STATED PROBLEM:
Collect each line containing "this".
++++ DATA
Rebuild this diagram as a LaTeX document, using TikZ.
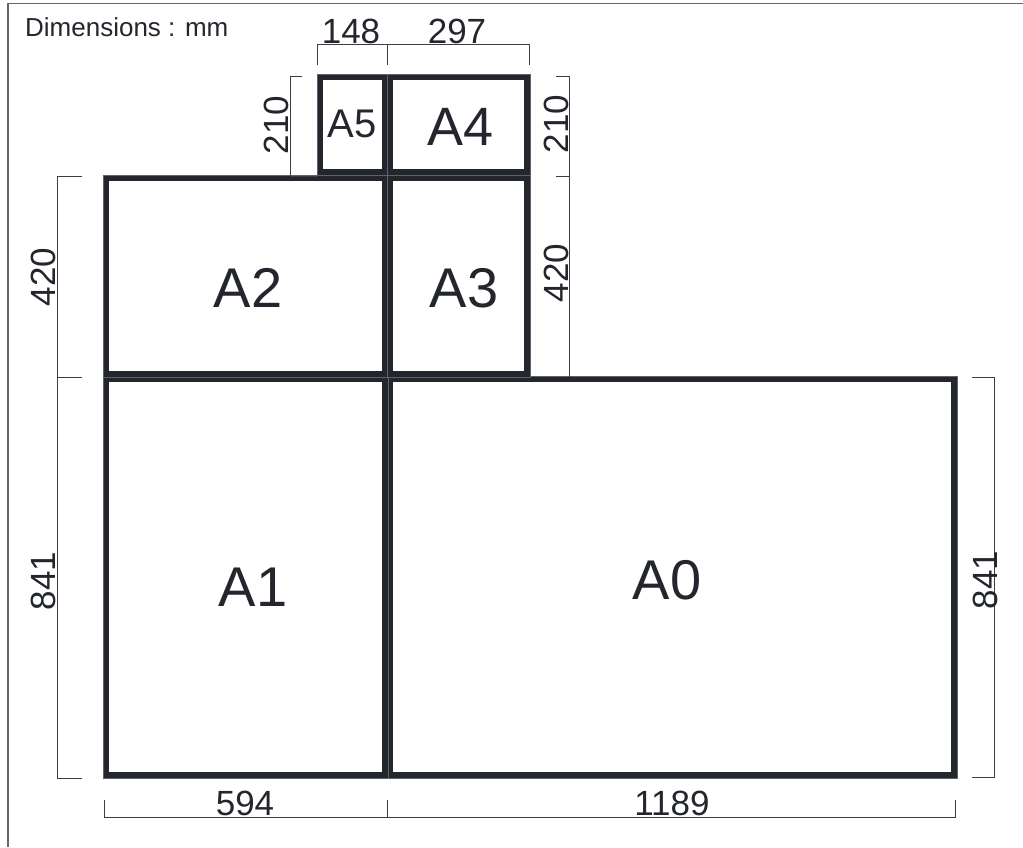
\documentclass[tikz,border=0pt]{standalone}
\usepackage{fontspec}
\setmainfont{Liberation Sans}
\newcommand\fsz[1]{\fontsize{#1pt}{#1pt}\selectfont}
\definecolor{ink}{HTML}{23272D}
\definecolor{dimc}{HTML}{3A3E44}
\definecolor{streak}{HTML}{5E636A}
\begin{document}
\begin{tikzpicture}[x=1pt,y=-1pt,
  sheet/.style={draw=ink,line width=6pt,rectangle,inner sep=0pt,minimum width=#1},
  sheetlab/.style={text=ink,inner sep=0pt,font=\fsz{56}},
  dimline/.style={draw=dimc,line width=1pt},
  dimlab/.style={text=ink,inner sep=0pt,font=\fsz{35}},
  vlab/.style={dimlab,rotate=90},
  hl/.style={draw=streak,line width=0.5pt}]
\useasboundingbox (0,0) rectangle (1023,847);
\fill[white] (0,0) rectangle (1023,847);
% outer frame (top and left only)
\draw[gray!80!black,line width=1.3pt] (8,847) -- (8,3.5) -- (1023,3.5);
% sheets
\newcommand\sheet[5]{%
  \node[sheet=#4-#2, minimum height=#5-#3] (#1) at ({(#2+#4)/2},{(#3+#5)/2}) {};
  \draw[hl] (#1.north west) rectangle (#1.south east);}
\sheet{a0}{390}{379}{954}{775}
\sheet{a1}{106}{379}{385}{775}
\sheet{a2}{106}{178}{385}{374}
\sheet{a3}{390}{178}{527}{374}
\sheet{a5}{320}{77}{385}{172}
\sheet{a4}{390}{77}{527}{172}
% sheet labels
\node[sheetlab] (la0) at (667,580) {A0};
\node[sheetlab] (la1) at (253,587) {A1};
\node[sheetlab] (la2) at (248,288) {A2};
\node[sheetlab] (la3) at (464,288) {A3};
\node[sheetlab,font=\fsz{54}] (la4) at (461,127) {A4};
\node[sheetlab,font=\fsz{40}] (la5) at (352,124) {A5};
% title
\node[text=ink,inner sep=0pt,anchor=west,font=\fsz{26}] (title) at (25,27) {Dimensions : mm};
% top dimensions
\draw[dimline] (317,65) -- (317,44) -- (529,44) -- (529,65);
\draw[dimline] (387,44) -- (387,65);
\node[dimlab] (d148) at (351,31) {148};
\node[dimlab] (d297) at (457,31) {297};
% left 210
\draw[dimline] (302,76) -- (290,76) -- (290,176) -- (318,176);
\node[vlab] (d210l) at (276,125) {210};
% right 210 / 420
\draw[dimline] (556,76) -- (569,76) -- (569,377);
\draw[dimline] (556,176) -- (569,176);
\node[vlab] (d210r) at (556,124) {210};
\node[vlab] (d420r) at (556,273) {420};
% left 420 / 841
\draw[dimline] (82,176) -- (57,176) -- (57,778) -- (82,778);
\draw[dimline] (57,377) -- (82,377);
\node[vlab] (d420l) at (43,277) {420};
\node[vlab] (d841l) at (43,581) {841};
% right 841
\draw[dimline] (972,377) -- (994,377) -- (994,777) -- (972,777);
\node[vlab] (d841r) at (985,580) {841};
% bottom dimensions
\draw[dimline] (104,800) -- (104,817) -- (955,817) -- (955,800);
\draw[dimline] (387,800) -- (387,817);
\node[dimlab] (d594) at (245,803) {594};
\node[dimlab] (d1189) at (672,803) {1189};
\end{tikzpicture}
\end{document}
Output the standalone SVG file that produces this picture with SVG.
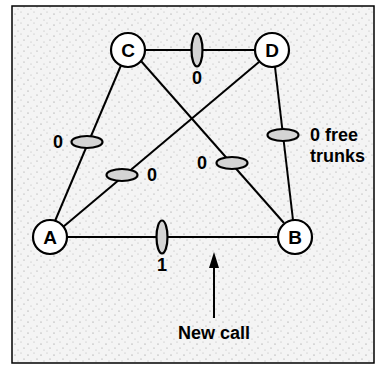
<svg xmlns="http://www.w3.org/2000/svg" width="377" height="369" viewBox="0 0 377 369">
<defs>
<pattern id="speck" width="13" height="11" patternUnits="userSpaceOnUse">
<rect width="13" height="11" fill="#f4f4f4"/>
<circle cx="2" cy="3" r="0.6" fill="#888"/>
<circle cx="8" cy="1" r="0.5" fill="#aaa"/>
<circle cx="11" cy="7" r="0.6" fill="#999"/>
<circle cx="5" cy="9" r="0.5" fill="#aaa"/>
</pattern>
<style>
.node circle{fill:#fff;stroke:#000;stroke-width:2.2}
.node text, .lbl{font-family:"Liberation Sans","Arial",sans-serif;font-weight:bold;fill:#000}
.node text{font-size:19px;text-anchor:middle;dominant-baseline:central}
.lbl{font-size:18px}
.edge{stroke:#000;stroke-width:2;fill:none}
.trunk{fill:#d4d4d4;stroke:#000;stroke-width:2.2}
</style>
</defs>
<rect x="0" y="0" width="377" height="369" fill="#fff"/>
<rect x="12" y="6" width="362" height="357" fill="url(#speck)" stroke="#000" stroke-width="1.5"/>
<g id="connectors">
<line class="edge" x1="145" y1="50" x2="255" y2="50"/>
<line class="edge" x1="122" y1="63" x2="55" y2="221"/>
<line class="edge" x1="141" y1="61" x2="284" y2="223"/>
<line class="edge" x1="259" y1="62" x2="63" y2="227"/>
<line class="edge" x1="275" y1="67" x2="293" y2="220"/>
<line class="edge" x1="67" y1="237" x2="278" y2="237"/>
<line class="edge" x1="214" y1="318" x2="214" y2="265"/>
<polygon points="214,252 209,268 219,268" fill="#000"/>
</g>
<g id="trunks">
<ellipse class="trunk" cx="197" cy="50" rx="5.5" ry="16.5"/>
<ellipse class="trunk" cx="87" cy="142" rx="15.5" ry="6"/>
<ellipse class="trunk" cx="122" cy="175" rx="15.5" ry="6"/>
<ellipse class="trunk" cx="232" cy="163" rx="15.5" ry="6"/>
<ellipse class="trunk" cx="283" cy="135" rx="15.5" ry="6"/>
<ellipse class="trunk" cx="162" cy="237" rx="5.5" ry="16.5"/>
</g>
<g id="labels">
<text class="lbl" x="197" y="84" text-anchor="middle">0</text>
<text class="lbl" x="58" y="148" text-anchor="middle">0</text>
<text class="lbl" x="152" y="181" text-anchor="middle">0</text>
<text class="lbl" x="202" y="169" text-anchor="middle">0</text>
<text class="lbl" x="310" y="141">0 free<tspan x="310" dy="21">trunks</tspan></text>
<text class="lbl" x="162" y="271" text-anchor="middle">1</text>
<text class="lbl" x="214" y="339" text-anchor="middle">New call</text>
</g>
<g id="node-C" class="node"><circle cx="128" cy="50" r="17"/><text x="128" y="50">C</text></g>
<g id="node-D" class="node"><circle cx="272" cy="50" r="17"/><text x="272" y="50">D</text></g>
<g id="node-A" class="node"><circle cx="50" cy="237" r="17"/><text x="50" y="237">A</text></g>
<g id="node-B" class="node"><circle cx="295" cy="237" r="17"/><text x="295" y="237">B</text></g>
</svg>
++++++++
ANSWER IN FULL:
Rebuild this diagram as a LaTeX document, using TikZ.
Output the standalone SVG file that produces this picture with SVG.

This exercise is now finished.